# Work to do
Images excluded, repeat each entry below exactly.
....
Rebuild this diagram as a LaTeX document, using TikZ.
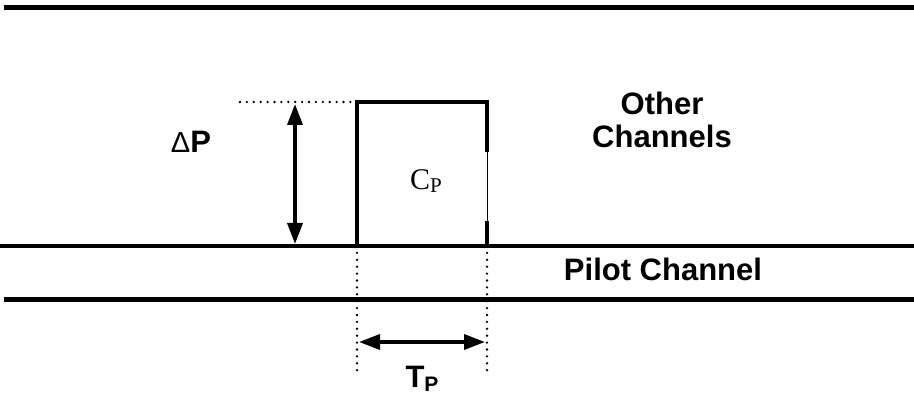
\documentclass[tikz,border=0pt]{standalone}
\usepackage{fontspec}
\setmainfont{Liberation Sans}
\newfontfamily\timesf{Liberation Serif}
\usetikzlibrary{arrows.meta}
\tikzset{
  thickline/.style={line width=5pt},
  boxline/.style={line width=4pt, line cap=rect},
  dotline/.style={line width=2.6pt, line cap=round, dash pattern=on 0pt off 6.9pt},
  dimarrow/.style={line width=3.5pt, {Triangle[length=21pt,width=15pt]}-{Triangle[length=21pt,width=15pt]}},
  lbl/.style={font=\fontsize{31}{35}\selectfont\bfseries, align=center, inner sep=0pt}
}
\begin{document}
\begin{tikzpicture}[x=1pt,y=-1pt]
\useasboundingbox (0,0) rectangle (914,398);
% channel lines
\coordinate (t1) at (4,7.5);  \coordinate (t2) at (914,7.5);
\coordinate (m1) at (0,246.5);  \coordinate (m2) at (914,246.5);
\coordinate (b1) at (4,299.5); \coordinate (b2) at (914,299.5);
\draw[thickline] (t1) -- (t2);
\draw[line width=4pt] (m1) -- (m2);
\draw[thickline] (b1) -- (b2);
% pilot box
\coordinate (bl) at (357,246);
\coordinate (tl) at (357,102);
\coordinate (tr) at (487,102);
\coordinate (g1) at (487,150);
\coordinate (g2) at (487,223);
\coordinate (br) at (487,246);
\draw[boxline] (bl) -- (tl) -- (tr) -- (g1);
\draw[line width=1pt] (g1) -- (g2);
\draw[boxline] (g2) -- (br);
% dotted guides
\coordinate (d0) at (240,102);
\draw[dotline] (d0) -- (tl);
\coordinate (ld) at (357,374);
\coordinate (rd) at (487,374);
\draw[dotline] (bl) -- (ld);
\draw[dotline] (br) -- (rd);
% dimension arrows
\coordinate (va) at (295,104);
\coordinate (vb) at (295,244);
\draw[dimarrow] (va) -- (vb);
\coordinate (ha) at (359,342);
\coordinate (hb) at (485,342);
\draw[dimarrow] (ha) -- (hb);
% labels
\node[lbl, anchor=base] (dp) at (191,153) {{\fontsize{29}{32}\selectfont\mdseries Δ}P};
\node[inner sep=0pt, anchor=base] (cp) at (426,190) {\timesf\fontsize{30}{34}\selectfont C\raisebox{-0.1em}{\fontsize{21}{24}\selectfont P}};
\node[lbl, anchor=base] (oc) at (662,148) {Other\\[-2pt]Channels};
\node[lbl, anchor=base] (pc) at (663,281) {Pilot Channel};
\node[lbl, anchor=base] (tp) at (422,388) {T\raisebox{-0.1em}{\fontsize{21}{24}\selectfont P}};
\end{tikzpicture}
\end{document}
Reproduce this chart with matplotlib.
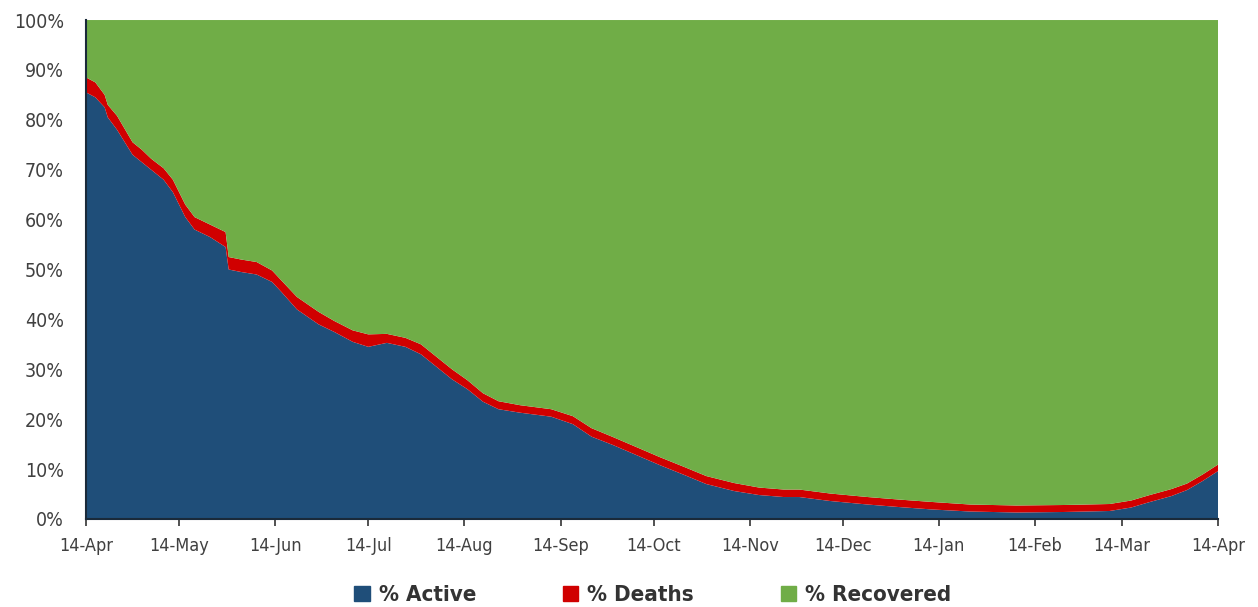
....
# Written answer
Rebuild this diagram as a LaTeX document, using TikZ.
\documentclass[tikz,border=0pt]{standalone}
\usepackage{fontspec}
\setmainfont{Liberation Sans}
\newfontfamily\timesf{Liberation Serif}
\usetikzlibrary{arrows.meta}
\tikzset{
  thickline/.style={line width=5pt},
  boxline/.style={line width=4pt, line cap=rect},
  dotline/.style={line width=2.6pt, line cap=round, dash pattern=on 0pt off 6.9pt},
  dimarrow/.style={line width=3.5pt, {Triangle[length=21pt,width=15pt]}-{Triangle[length=21pt,width=15pt]}},
  lbl/.style={font=\fontsize{31}{35}\selectfont\bfseries, align=center, inner sep=0pt}
}
\begin{document}
\begin{tikzpicture}[x=1pt,y=-1pt]
\useasboundingbox (0,0) rectangle (914,398);
% channel lines
\coordinate (t1) at (4,7.5);  \coordinate (t2) at (914,7.5);
\coordinate (m1) at (0,246.5);  \coordinate (m2) at (914,246.5);
\coordinate (b1) at (4,299.5); \coordinate (b2) at (914,299.5);
\draw[thickline] (t1) -- (t2);
\draw[line width=4pt] (m1) -- (m2);
\draw[thickline] (b1) -- (b2);
% pilot box
\coordinate (bl) at (357,246);
\coordinate (tl) at (357,102);
\coordinate (tr) at (487,102);
\coordinate (g1) at (487,150);
\coordinate (g2) at (487,223);
\coordinate (br) at (487,246);
\draw[boxline] (bl) -- (tl) -- (tr) -- (g1);
\draw[line width=1pt] (g1) -- (g2);
\draw[boxline] (g2) -- (br);
% dotted guides
\coordinate (d0) at (240,102);
\draw[dotline] (d0) -- (tl);
\coordinate (ld) at (357,374);
\coordinate (rd) at (487,374);
\draw[dotline] (bl) -- (ld);
\draw[dotline] (br) -- (rd);
% dimension arrows
\coordinate (va) at (295,104);
\coordinate (vb) at (295,244);
\draw[dimarrow] (va) -- (vb);
\coordinate (ha) at (359,342);
\coordinate (hb) at (485,342);
\draw[dimarrow] (ha) -- (hb);
% labels
\node[lbl, anchor=base] (dp) at (191,153) {{\fontsize{29}{32}\selectfont\mdseries Δ}P};
\node[inner sep=0pt, anchor=base] (cp) at (426,190) {\timesf\fontsize{30}{34}\selectfont C\raisebox{-0.1em}{\fontsize{21}{24}\selectfont P}};
\node[lbl, anchor=base] (oc) at (662,148) {Other\\[-2pt]Channels};
\node[lbl, anchor=base] (pc) at (663,281) {Pilot Channel};
\node[lbl, anchor=base] (tp) at (422,388) {T\raisebox{-0.1em}{\fontsize{21}{24}\selectfont P}};
\end{tikzpicture}
\end{document}
Reproduce this chart with matplotlib.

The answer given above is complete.